Completely unrelated--when a breed count is: 6 2-3-(1-0)-0, I'm thinking the "1" indicates a male special entered, no female specials. What does the final "0" represent?


----------



## neVar (Dec 25, 2009)

hmmm i hven't seen a breed count with brackets before *L* but then i'm in canada. 

I'm guessing something came up since it was just one handler. because no it's not around here anyway normal. You stll have a chance to pull group wins etc and get points. Plus with her having six dogs there would still be points i'd assume (ya'll have a confusing point system down there compared to up here so i'm just going on assumption *L*)


----------



## Purley (May 21, 2010)

I forget what the last one is -- might be bred by exhibitor or something like that. I have seen it up here only I don't have a program to look at.


----------



## Birdie (Jun 28, 2009)

Pardon me for being ignorant, but could someone please explain to me what the breed count numbers mean? Lol, I see them and never understand them, I know it's not exactly part of the thread but I am very curious and would appreciate it if someone could tell me


----------



## Feralpudel (Jun 28, 2010)

amerique2 said:


> Completely unrelated--when a breed count is: 6 2-3-(1-0)-0, I'm thinking the "1" indicates a male special entered, no female specials. What does the final "0" represent?

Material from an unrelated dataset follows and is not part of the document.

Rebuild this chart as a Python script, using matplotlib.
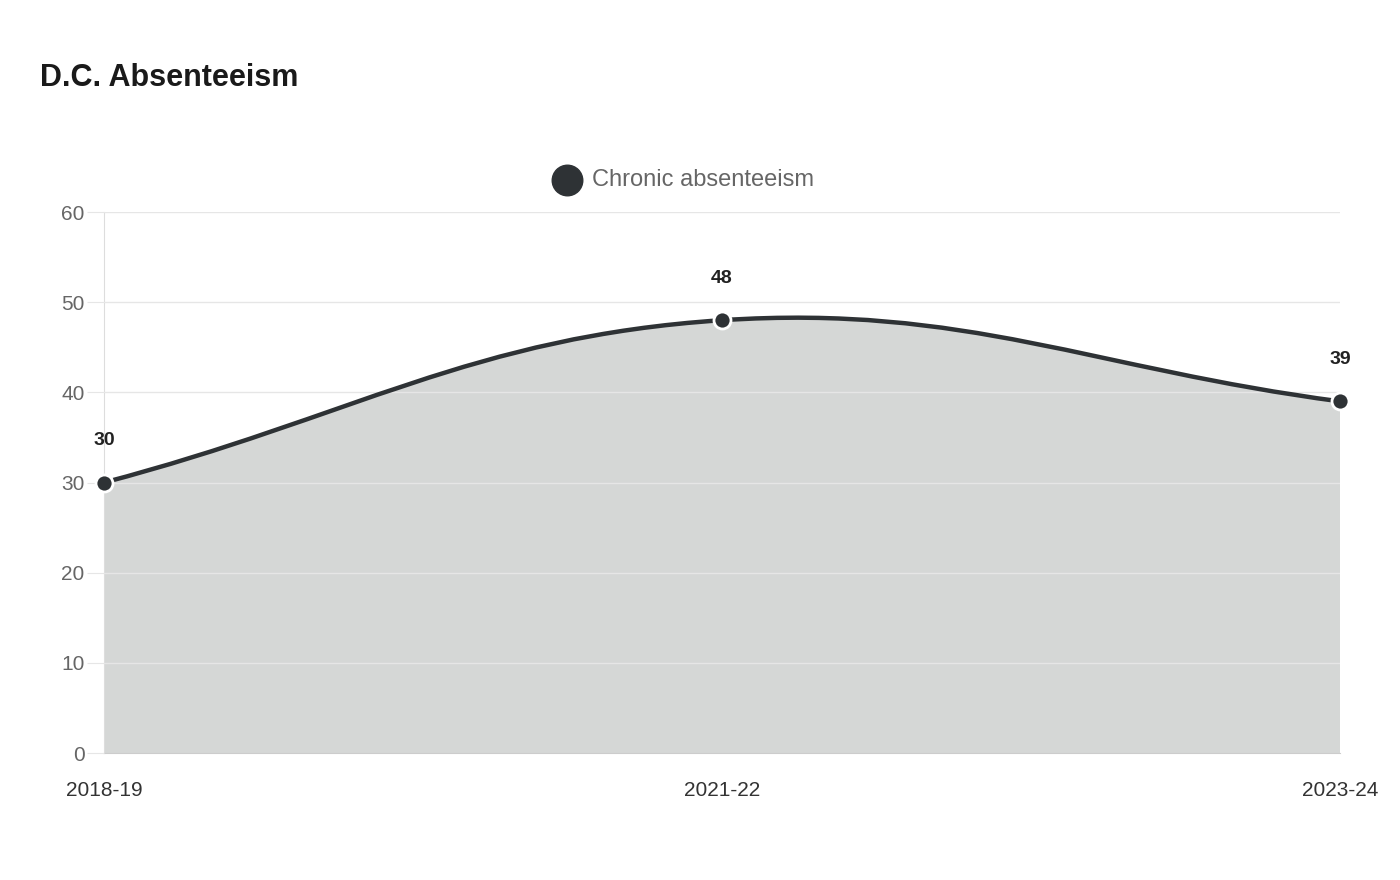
import matplotlib
matplotlib.use("Agg")
import matplotlib.pyplot as plt
import numpy as np
from matplotlib.path import Path
from matplotlib.patches import PathPatch

categories = ["2018-19", "2021-22", "2023-24"]
values = [30, 48, 39]
series_name = "Chronic absenteeism"
title = "D.C. Absenteeism"

plt.rcParams['font.family'] = ['Liberation Sans', 'DejaVu Sans']
fig = plt.figure(figsize=(14, 8.8), dpi=100)
ax = fig.add_axes([104/1400, 127/880, 1236/1400, 541/880])
x = np.arange(len(categories))
ax.set_xlim(0, len(categories)-1)
ax.set_ylim(0, 60)
fig.canvas.draw()

# Chart.js style bezier (tension 0.4) in display space
pts = ax.transData.transform(np.column_stack([x, values]))
t = 0.4
n = len(pts)
cps = []
for i in range(n):
    prev = pts[max(i-1, 0)]; cur = pts[i]; nxt = pts[min(i+1, n-1)]
    d01 = np.hypot(*(cur-prev)); d12 = np.hypot(*(nxt-cur))
    tot = d01 + d12
    s01 = d01/tot if tot else 0; s12 = d12/tot if tot else 0
    cps.append((cur - t*s01*(nxt-prev), cur + t*s12*(nxt-prev)))
verts = [pts[0]]; codes = [Path.MOVETO]
for i in range(n-1):
    verts += [cps[i][1], cps[i+1][0], pts[i+1]]
    codes += [Path.CURVE4]*3
inv = ax.transData.inverted()
dverts = inv.transform(np.array(verts))
line_path = Path(dverts, codes)
fill_verts = list(dverts) + [[x[-1], 0], [x[0], 0], dverts[0]]
fill_codes = codes + [Path.LINETO, Path.LINETO, Path.CLOSEPOLY]
ax.add_patch(PathPatch(Path(fill_verts, fill_codes), facecolor="#d5d7d6", edgecolor="none", zorder=1))
ax.add_patch(PathPatch(line_path, facecolor="none", edgecolor="#2e3235", lw=3.2, zorder=3, capstyle="round"))
ax.scatter(x, values, s=150, color="#2e3235", edgecolor="white", linewidth=2, zorder=4, clip_on=False)
for xi, v in zip(x, values):
    ax.annotate(str(v), (xi, v), xytext=(0, 24), textcoords="offset points",
                ha="center", va="bottom", fontsize=14, fontweight="bold", color="#222222")

ax.set_yticks(range(0, 61, 10))
ax.set_xticks(x)
ax.set_xticklabels(categories)
ax.grid(axis="y", color="#e6e6e6", lw=1, zorder=2)
ax.set_axisbelow(False)
for s in ["top", "right"]:
    ax.spines[s].set_visible(False)
ax.spines["bottom"].set_color("#cccccc")
ax.spines["left"].set_color("#dddddd")
ax.tick_params(axis="y", length=12, color="#e6e6e6", labelsize=15, labelcolor="#666666", pad=2)
ax.tick_params(axis="x", length=0, labelsize=15, labelcolor="#333333", pad=20)
ax.yaxis.get_gridlines()[0].set_visible(False)

fig.text(40/1400, 1-78/880, title, fontsize=22, fontweight="bold", color="#1a1a1a", va="center")
fig.patches.append(matplotlib.patches.Circle((567/1400, 1-180/880), 0, transform=fig.transFigure))
fig.lines.append(matplotlib.lines.Line2D([567/1400], [1-180/880], marker="o", markersize=22,
                 color="#2e3235", transform=fig.transFigure))
fig.text(592/1400, 1-180/880, series_name, fontsize=17, color="#666666", va="center")
fig.savefig("out.png", dpi=100, facecolor="white")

The first number is the total; second two numbers are class dogs and class bitches entered; numbers in parentheses are male and female specials. The last number represents some sort of non-regular class being offered, e.g., veterans. 

The actual number who show up versus the entered number can vary a lot. Handlers may try to figure out who else is showing up, and decide based on that (whose string is making points for whose, LOL). If it looks like a major may hold, handlers may do their best to hold the major.


----------



## Birdie (Jun 28, 2009)

Ah, thank you for explaining that FeralPudel.


----------



## amerique2 (Jun 21, 2009)

Thanks all for the input and explanations. Maybe it was a veteran's class--it wasn't in poodles, really don't remember what breed it was in, and I didn't see the competition. 

You don't earn any points if you have the only poodle entered in the variety but can compete in groups with a possibility of earning points, but ONLY if you are first in groups. I'm still trying to keep all this straight!


----------